Accedit quod Q. Catulus hanc sententiam dixit: Ne Pompeio summa imperii committatur ...

In aggiunta Q. Catulo espresse questo parere: "Che non si affidi a Cneo Pompeo il comando supremo!. Infatti tutti, con un'unica voce, hanno detto che riporranno la speranza proprio in quello;

e se gli capiterà qualcosa di brutto, in chi riporremo la speranza?". E in verità io non dubito che Cneo Pompeo sia un uomo tale che nessuna cosa sia tanto grande e tanto ardua, che egli non la possa governare con la mente, mantenere grazie all'integrità e portare a compimento grazie al valore. Ma proprio in questa cosa io dissento molto fortemente da lui, quanto al fatto che, quanto meno certa e duratura è la vita degli uomini, tanto più lo stato, finché è concesso dagli dèi immortali, deve avvalersi della vita e del valore dell'uomo grande.

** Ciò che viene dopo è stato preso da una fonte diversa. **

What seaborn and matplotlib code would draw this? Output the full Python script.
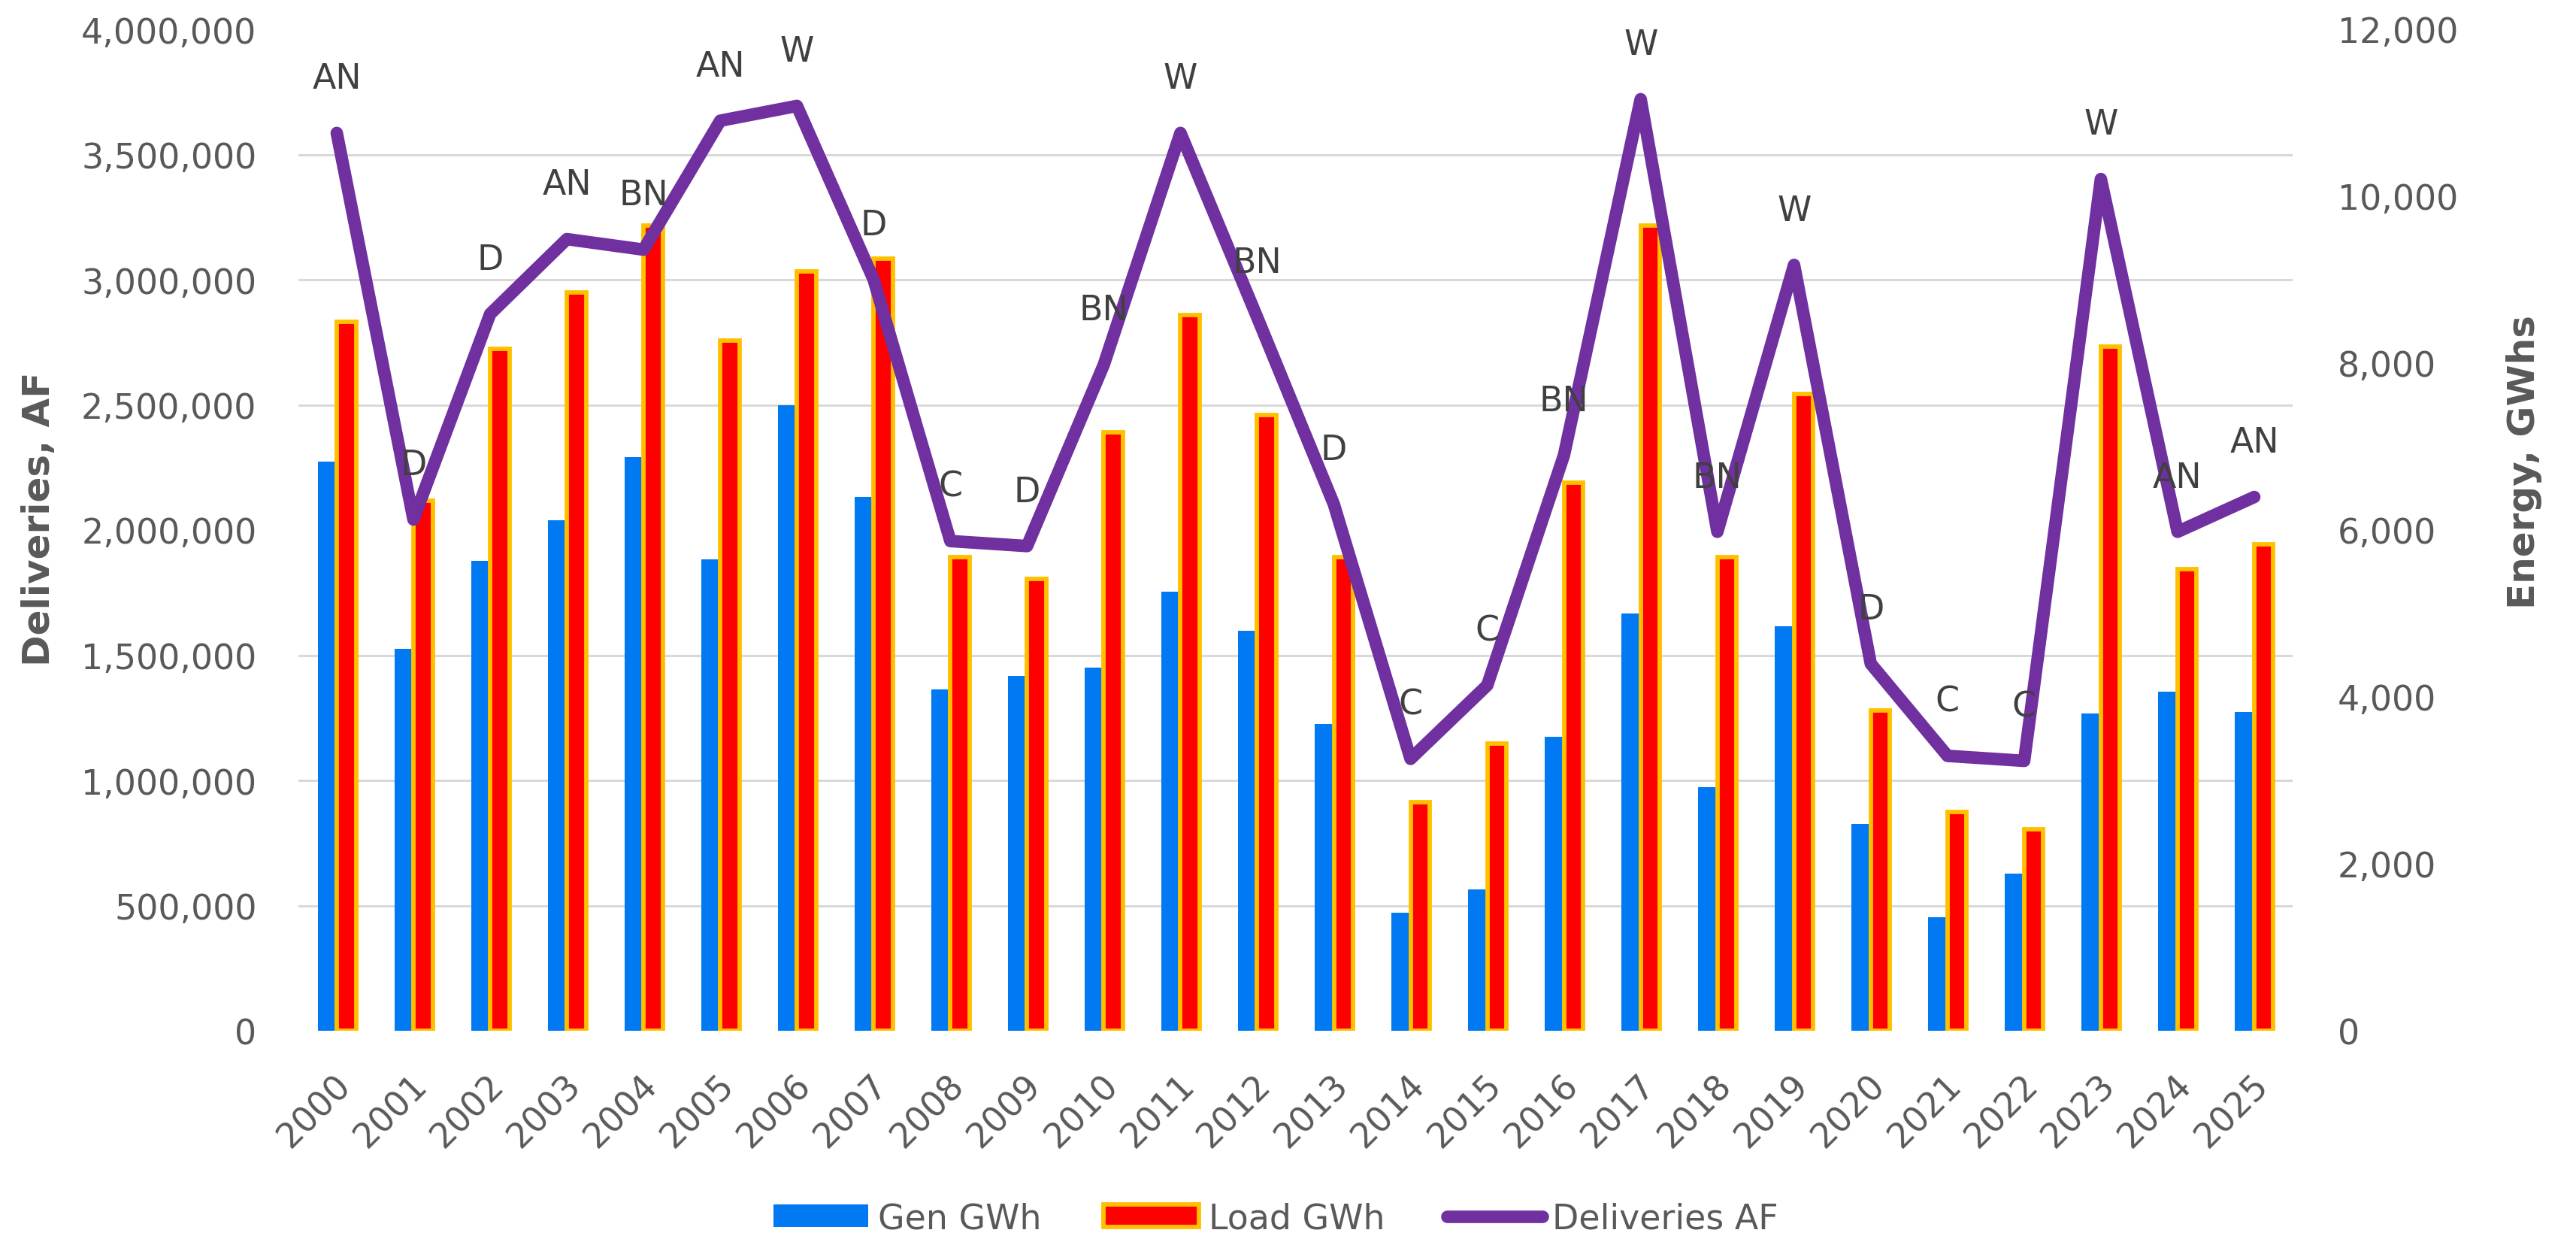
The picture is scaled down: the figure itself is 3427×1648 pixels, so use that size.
import numpy as np
import pandas as pd
import matplotlib
matplotlib.use("Agg")
import matplotlib.pyplot as plt
import seaborn as sns
from matplotlib.patches import Patch
from matplotlib.lines import Line2D
from matplotlib.ticker import FuncFormatter, FixedLocator
from matplotlib.transforms import ScaledTranslation

# Data
years = ['2000', '2001', '2002', '2003', '2004', '2005', '2006', '2007', '2008', '2009',
         '2010', '2011', '2012', '2013', '2014', '2015', '2016', '2017', '2018', '2019',
         '2020', '2021', '2022', '2023', '2024', '2025']
gen_gwh = [6820, 4580, 5630, 6120, 6870, 5650, 7500, 6400, 4090, 4250,
           4350, 5260, 4790, 3680, 1410, 1690, 3520, 5000, 2920, 4850,
           2480, 1360, 1880, 3800, 4060, 3820]
load_gwh = [8500, 6350, 8170, 8850, 9650, 8270, 9100, 9250, 5680, 5410,
            7170, 8580, 7380, 5680, 2740, 3440, 6570, 9650, 5680, 7630,
            3840, 2620, 2410, 8200, 5530, 5830]
deliveries_af = [3586000, 2042000, 2863000, 3162000, 3120000, 3635000, 3694000, 3000000,
                 1956000, 1936000, 2660000, 3586000, 2850000, 2103000, 1086000, 1380000,
                 2299000, 3721000, 1993000, 3059000, 1466000, 1098000, 1078000, 3402000,
                 1993000, 2132000]
year_type = ['AN', 'D', 'D', 'AN', 'BN', 'AN', 'W', 'D', 'C', 'D',
             'BN', 'W', 'BN', 'D', 'C', 'C', 'BN', 'W', 'BN', 'W',
             'D', 'C', 'C', 'W', 'AN', 'AN']

blue = '#0079F2'
red = '#FF0000'
gold = '#FFC000'
purple = '#7030A0'
grid_c = '#D9D9D9'
tick_c = '#595959'

sns.set_style("white")
plt.rcParams['font.family'] = ['DejaVu Sans']

bars_df = pd.DataFrame({
    'Year': years + years,
    'GWh': gen_gwh + load_gwh,
    'Series': ['Gen GWh'] * len(years) + ['Load GWh'] * len(years),
})

fig = plt.figure(figsize=(34.27, 16.49), dpi=100)
ax = fig.add_axes([397 / 3427, 1 - 1372 / 1649, (3050 - 397) / 3427, (1372 - 40) / 1649])

sns.barplot(data=bars_df, x='Year', y='GWh', hue='Series', order=years,
            hue_order=['Gen GWh', 'Load GWh'], palette={'Gen GWh': blue, 'Load GWh': red},
            width=0.5, gap=0, linewidth=0, saturation=1, legend=False, ax=ax)
for bar in ax.containers[1]:
    bar.set_edgecolor(gold)
    bar.set_linewidth(4.2)

# deliveries on the left axis (twin drawn above the bars)
axl = ax.twinx()
sns.lineplot(x=np.arange(len(years)), y=deliveries_af, ax=axl, color=purple,
             linewidth=12, sort=False, solid_joinstyle='round', solid_capstyle='round')
axl.set_ylim(0, 4000000)
axl.set_yticks(np.arange(0, 4000001, 500000))
axl.yaxis.tick_left()
axl.yaxis.set_major_formatter(FuncFormatter(lambda v, p: f'{v:,.0f}'))
axl.tick_params(axis='y', length=0, labelsize=33, labelcolor=tick_c, pad=40)
axl.grid(False)
axl.set_ylabel('')
for s in axl.spines.values():
    s.set_visible(False)

# energy axis on the right, gridlines follow the deliveries scale
ax.set_ylim(0, 12000)
ax.set_yticks(np.arange(0, 12001, 2000))
ax.yaxis.set_minor_locator(FixedLocator(np.linspace(0, 12000, 9)))
ax.yaxis.tick_right()
ax.yaxis.set_major_formatter(FuncFormatter(lambda v, p: f'{v:,.0f}'))
ax.grid(False)
ax.grid(which='minor', axis='y', color=grid_c, linewidth=2.2)
ax.set_axisbelow(True)
ax.tick_params(axis='y', which='both', length=0, labelsize=33, labelcolor=tick_c, pad=43,
               left=False, labelleft=False, right=False, labelright=True)
ax.set_xlim(-0.5, len(years) - 0.5)
ax.set_xticks(range(len(years)))
ax.set_xticklabels(years, rotation=45, ha='right', va='center', rotation_mode='anchor')
ax.tick_params(axis='x', length=0, labelsize=33, labelcolor=tick_c, pad=47)
shift = ScaledTranslation(0.12, 0, fig.dpi_scale_trans)
for lab in ax.get_xticklabels():
    lab.set_transform(lab.get_transform() + shift)
ax.set_xlabel('')
ax.set_ylabel('')
for s in ax.spines.values():
    s.set_visible(False)
axl.set_xlim(-0.5, len(years) - 0.5)

for i, (v, t) in enumerate(zip(deliveries_af, year_type)):
    axl.annotate(t, (i, v), xytext=(0, 52), textcoords='offset points',
                 ha='center', va='center', fontsize=33, color='#404040')

fig.text(52 / 3427, 1 - 690 / 1649, 'Deliveries, AF', rotation=90, ha='center', va='center',
         fontsize=36, fontweight='bold', color=tick_c)
fig.text(3358 / 3427, 1 - 615 / 1649, 'Energy, GWhs', rotation=90, ha='center', va='center',
         fontsize=36, fontweight='bold', color=tick_c)

handles = [Patch(facecolor=blue, edgecolor='none'),
           Patch(facecolor=red, edgecolor=gold, linewidth=4.2),
           Line2D([0], [0], color=purple, linewidth=12, solid_capstyle='round')]
fig.legend(handles, ['Gen GWh', 'Load GWh', 'Deliveries AF'], loc='center',
           bbox_to_anchor=(1697 / 3427, 27 / 1649), ncol=3, frameon=False,
           fontsize=33, labelcolor=tick_c, handlelength=2.77, handleheight=0.63,
           handletextpad=0.28, columnspacing=1.8)

fig.savefig('out.png', dpi=100)
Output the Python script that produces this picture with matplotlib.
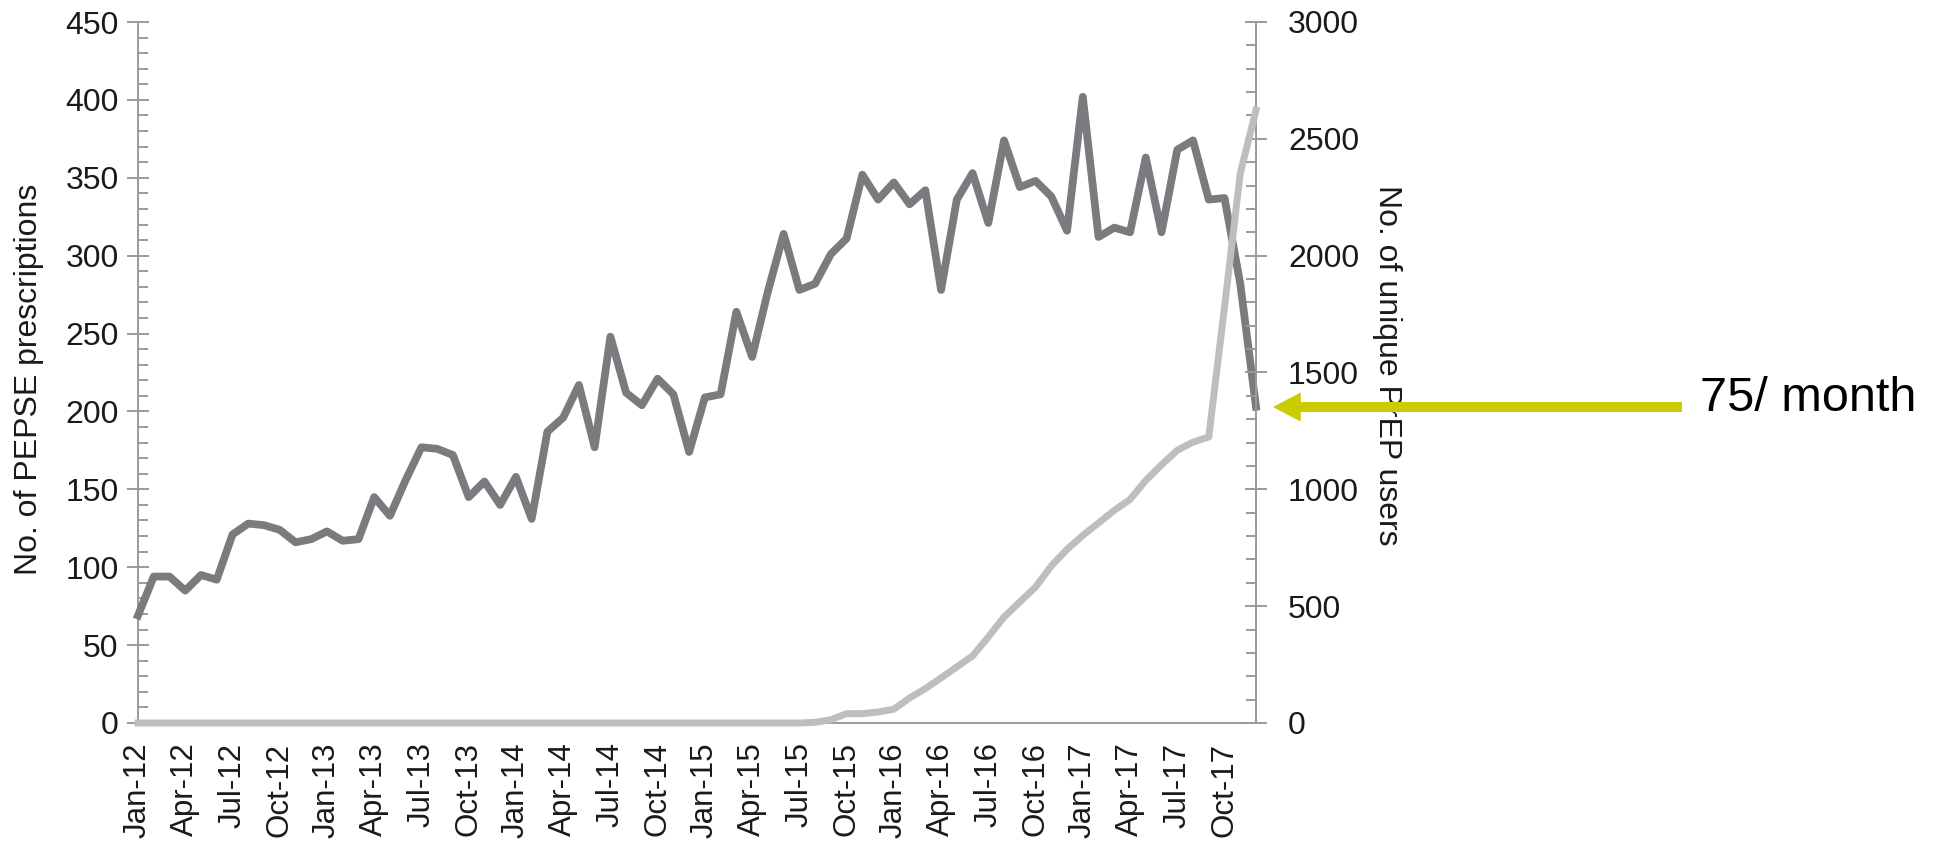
import matplotlib

matplotlib.use("Agg")
import matplotlib.pyplot as plt  # noqa: E402
import numpy as np  # noqa: E402

plt.rcParams["font.family"] = ["Liberation Sans", "DejaVu Sans"]

# monthly series, Jan-12 .. Dec-17
years = ["12", "13", "14", "15", "16", "17"]
months = ["Jan", "Feb", "Mar", "Apr", "May", "Jun",
          "Jul", "Aug", "Sep", "Oct", "Nov", "Dec"]
month_labels = [f"{m}-{y}" for y in years for m in months]

pepse_rx = [69, 94, 94, 85, 95, 92, 121, 128, 127, 124, 116, 118,
            123, 117, 118, 145, 133, 156, 177, 176, 172, 145, 155, 140,
            158, 131, 187, 196, 217, 177, 248, 212, 204, 221, 211, 174,
            209, 211, 264, 235, 277, 314, 278, 282, 301, 311, 352, 336,
            347, 333, 342, 278, 336, 353, 321, 374, 344, 348, 338, 316,
            402, 312, 318, 315, 363, 315, 368, 374, 336, 337, 282, 203]

prep_users = [0] * 42 + [0, 3, 14, 40, 40, 47, 59, 107, 147, 193, 240, 287,
                         368, 454, 518, 582, 672, 743, 803, 856, 910, 957, 1038, 1105,
                         1167, 1202, 1224, 1780, 2352, 2623]

left_label = "No. of PEPSE prescriptions"
right_label = "No. of unique PrEP users"
note = "75/ month"

dark = "#7a7b7f"
light = "#bdbec1"
axis_grey = "#9a9a9a"
arrow_col = "#c9cc00"
txt = "#1a1a1a"

W, H = 1939, 843
fig = plt.figure(figsize=(W / 100, H / 100), dpi=100)
ax = fig.add_axes([138 / W, 1 - 723 / H, (1256 - 138) / W, (723 - 22) / H])
ax2 = ax.twinx()

x = np.arange(len(month_labels))
ax.plot(x, pepse_rx, color=dark, lw=5.6, clip_on=False, zorder=3)
ax2.plot(x, prep_users, color=light, lw=5.0, clip_on=False, zorder=3)

ax.set_xlim(0, len(month_labels) - 1)
ax.set_ylim(0, 450)
ax2.set_ylim(0, 3000)

ax.set_xticks(x[::3])
ax.set_xticklabels(month_labels[::3], rotation=90, fontsize=22.5, color=txt)
ax.tick_params(axis="x", length=0, pad=14)

ax.set_yticks(np.arange(0, 451, 50))
ax.set_yticks(np.arange(0, 451, 10), minor=True)
ax2.set_yticks(np.arange(0, 3001, 500))
ax2.set_yticks(np.arange(0, 3001, 100), minor=True)
ax.tick_params(axis="y", which="major", direction="inout", length=16, width=1.4,
               color=axis_grey, labelsize=23, labelcolor=txt, pad=6)
ax.tick_params(axis="y", which="minor", direction="in", length=7, width=1.4, color=axis_grey)
ax2.tick_params(axis="y", which="major", direction="inout", length=16, width=1.4,
                color=axis_grey, labelsize=23, labelcolor=txt, pad=15)
ax2.tick_params(axis="y", which="minor", direction="in", length=7, width=1.4, color=axis_grey)

for s in ["top", "right"]:
    ax.spines[s].set_visible(False)
for s in ["top", "left", "bottom"]:
    ax2.spines[s].set_visible(False)
ax.spines["left"].set_color(axis_grey)
ax.spines["left"].set_linewidth(1.4)
ax.spines["bottom"].set_color(axis_grey)
ax.spines["bottom"].set_linewidth(1.4)
ax2.spines["right"].set_color(axis_grey)
ax2.spines["right"].set_linewidth(1.4)

ax.set_ylabel(left_label, fontsize=23, color=txt)
ax.yaxis.set_label_coords(-0.084, 0.49)
ax2.set_ylabel(right_label, fontsize=23, color=txt, rotation=270, va="bottom")
ax2.yaxis.set_label_coords(1.104, 0.51)

# arrow pointing at the last month, drawn over the right axis label
ax2.annotate("", xy=(1273 / W, 1 - 407 / H), xytext=(1682 / W, 1 - 407 / H),
             xycoords="figure fraction", textcoords="figure fraction",
             arrowprops=dict(facecolor=arrow_col, edgecolor="none", width=7.2,
                             headwidth=21, headlength=20, shrink=0),
             annotation_clip=False, zorder=10)
fig.text(1700 / W, 1 - 411 / H, note, fontsize=35, color="black", va="baseline", ha="left")

fig.savefig("out.png", dpi=100)
plt.close(fig)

E perciò io mi oppongo a che qualcosa di nuovo accada contrariamente agli esempi e ai precetti degli antenati. A tutti noi è noto che i nostri antenati obbedirono sempre alla consuetudine in tempo di pace, ma alla necessità in tempo di guerra, che adeguarono sempre alle nuove circostanze dei nuovi tempi le logiche delle decisioni, che due guerre gigantesche, quella Punica e quella di Spagna, furono portate a termine da un unico generale e che due città potentissime, Cartagine e Numanzia, che minacciavano grandemente questo impero, furono annientate dal medesimo Scipione Emiliano.